Wednesday, 16 February 2022

The Future

We read a futuristic sf novel or a future history series and discuss it. That discussion occurs within the text when a character like HG Wells's Time Traveler or Poul Anderson's Jack Havig visits the future and returns from it. The characters in James Blish's The Quincunx Of Time detect messages transmitted in their future and thus are able to discuss future history without any of the discomforts or dangers of visiting it. Knowing some of the future even in a deterministic timeline, Havig's group and Blish's characters are able to do some good. For example, knowing that there will be a "Star Masters" period, Havig's group is able to ensure that those "Masters" are benign, not dictatorial.

Blish's "Service" sets out to bring about all the future events that it knows about. However, a massacre will occur only if they foreknew it and were willing to bring it about. Since they are not people who would willingly bring about a massacre, they do not do this so massacres do not occur and therefore they do not foreknow them. At least, that is my rationale for the intergalactic utopia supervised by the Service.

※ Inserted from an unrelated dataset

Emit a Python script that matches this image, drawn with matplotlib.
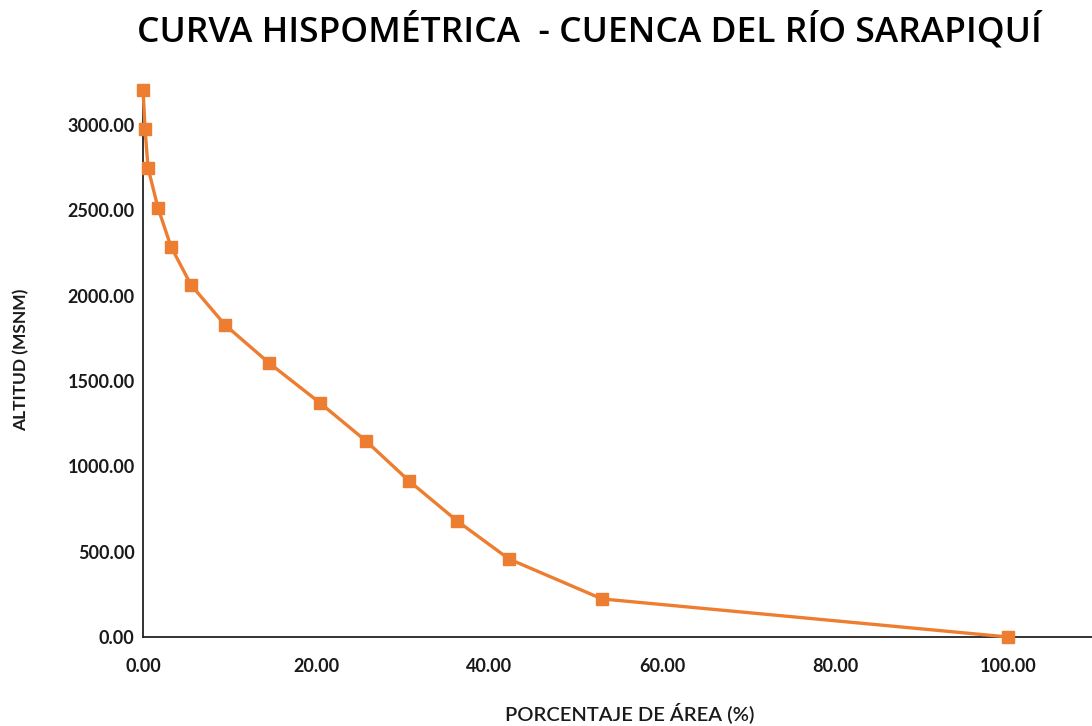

The Service contrasts with Poul Anderson's Time Patrol which presumably would bring about the Holocaust if that turned out to be the only way to ensure that it happened on schedule. The Patrol guards a past whereas the Service guards a future.

6 comments:

S.M. Stirling said...

A major argument for the Time Patrol is that the consequences of changing the future are unknowable -- and may well be disastrous beyond conception.

Sean M. Brooks said...

Kaor, Mr. Stirling!

And I recall you responding to my comments about it being far better for the world if there had been no Sarajevo Assassination and all the catastrophes flowing from it--that it was also possible even worse things might have come with no Sarajevo.

Ad astra! Sean

S.M. Stirling said...

Sean: not only in the immediate aftermath, either. Personally I think the odds are on the 100 years after 1914 being much better without the death of FF, but I could be wrong. However, in the Time Patrol context you also have to think of the next 200, 400, 4000 years.

Sean M. Brooks said...

Kaor, Mr. Stirling!

I too personally think the world would have been vastly better off in the century after June 28, 1914 if there had been no assassination of Francis Ferdinand. I would also add, given that, then it would also had been more likely than not the second century after a no Sarajevo Crisis would also have been pretty good.

But, yes, Anderson's Time Patrol had to think in far longer terms.

Ad astra! Sean

S.M. Stirling said...

Note that the Time Patrol guards a future -by- guarding a past: the Dannelians founded it to keep the past that had led to them from being upended.

Sean M. Brooks said...

Kaor, Mr. Stirling!

True, we see Anderson's Time Patrol characters thinking or saying that many times. The premise of those stories was the MUTABLE, not IMMUTABLE timeline seen in THERE WILL BE TIME.